-- Task directions --
Exactly the lines from the start of the data below through the line that contains "from matplotlib import font_manager" are to be copied, with pictures left out.

-- Raw data --
** START **
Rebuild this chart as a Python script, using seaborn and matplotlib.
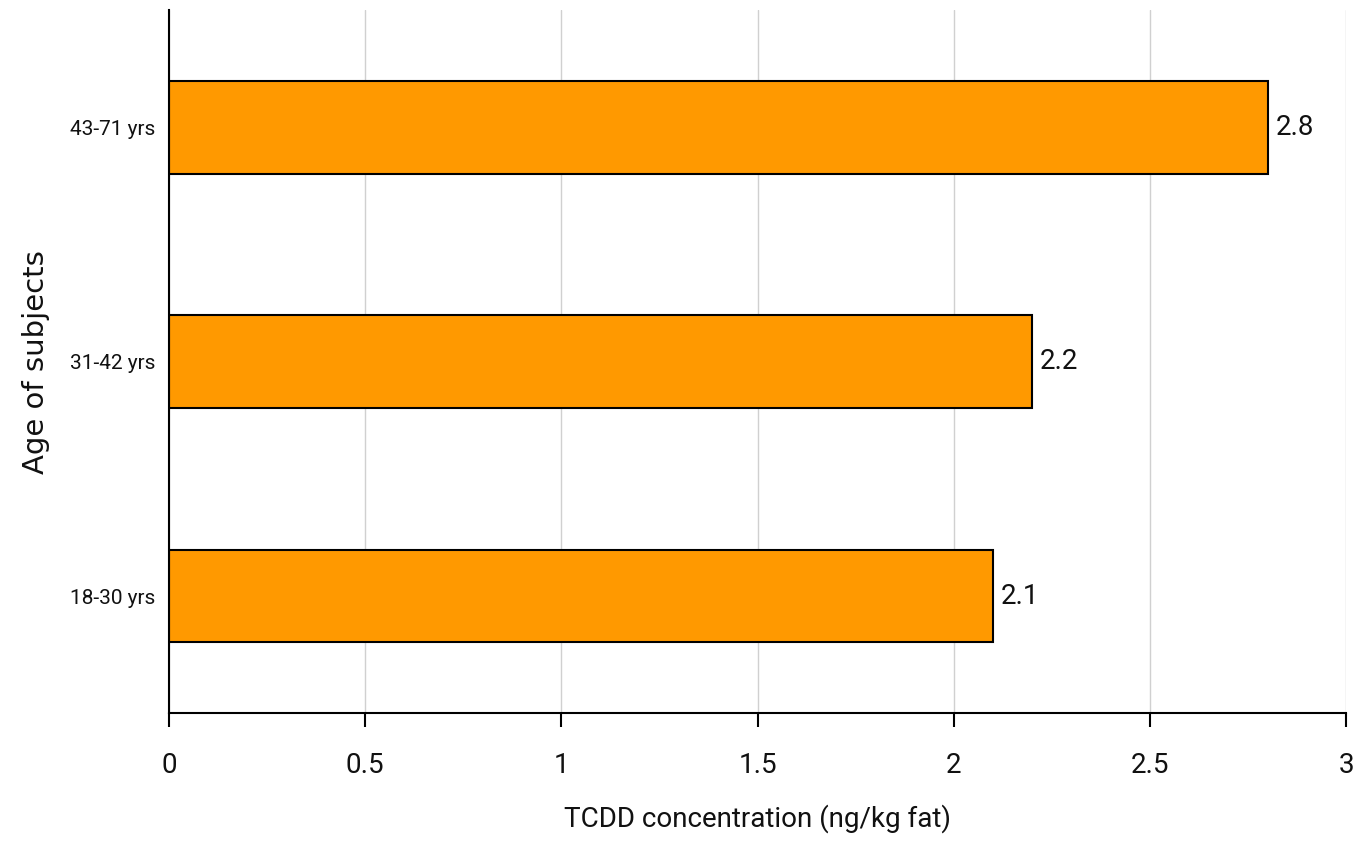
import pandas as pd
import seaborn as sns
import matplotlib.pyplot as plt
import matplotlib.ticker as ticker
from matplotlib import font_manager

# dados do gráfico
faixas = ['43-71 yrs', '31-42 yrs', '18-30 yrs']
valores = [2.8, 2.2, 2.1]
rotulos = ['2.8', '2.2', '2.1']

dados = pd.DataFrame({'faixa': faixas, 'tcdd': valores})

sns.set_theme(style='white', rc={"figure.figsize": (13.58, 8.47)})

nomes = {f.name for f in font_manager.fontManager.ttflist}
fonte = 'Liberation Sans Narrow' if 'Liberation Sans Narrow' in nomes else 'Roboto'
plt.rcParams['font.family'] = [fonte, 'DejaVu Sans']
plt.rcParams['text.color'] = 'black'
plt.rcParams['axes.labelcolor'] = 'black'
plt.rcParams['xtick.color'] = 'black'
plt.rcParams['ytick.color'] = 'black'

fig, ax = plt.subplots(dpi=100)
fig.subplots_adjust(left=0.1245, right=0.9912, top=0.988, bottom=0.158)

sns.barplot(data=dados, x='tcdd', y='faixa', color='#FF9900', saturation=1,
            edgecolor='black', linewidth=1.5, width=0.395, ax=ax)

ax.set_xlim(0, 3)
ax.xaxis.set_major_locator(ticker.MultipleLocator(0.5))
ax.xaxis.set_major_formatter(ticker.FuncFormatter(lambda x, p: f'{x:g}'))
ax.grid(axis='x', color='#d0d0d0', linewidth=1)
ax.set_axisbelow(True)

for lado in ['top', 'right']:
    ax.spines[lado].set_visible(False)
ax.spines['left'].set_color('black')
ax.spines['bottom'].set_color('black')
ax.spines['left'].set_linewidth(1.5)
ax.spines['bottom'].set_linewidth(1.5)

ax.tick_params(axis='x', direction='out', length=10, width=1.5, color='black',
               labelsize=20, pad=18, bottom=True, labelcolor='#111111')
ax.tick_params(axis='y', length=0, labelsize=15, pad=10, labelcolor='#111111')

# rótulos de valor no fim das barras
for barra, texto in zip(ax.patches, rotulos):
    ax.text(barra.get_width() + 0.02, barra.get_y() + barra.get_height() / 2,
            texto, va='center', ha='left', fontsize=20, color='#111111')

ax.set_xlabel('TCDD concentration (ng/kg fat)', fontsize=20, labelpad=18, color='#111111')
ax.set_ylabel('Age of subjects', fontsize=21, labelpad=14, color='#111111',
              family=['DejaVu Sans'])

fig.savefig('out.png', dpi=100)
** END **
-- Exercise output --
Rebuild this chart as a Python script, using seaborn and matplotlib.
import pandas as pd
import seaborn as sns
import matplotlib.pyplot as plt
import matplotlib.ticker as ticker
from matplotlib import font_manager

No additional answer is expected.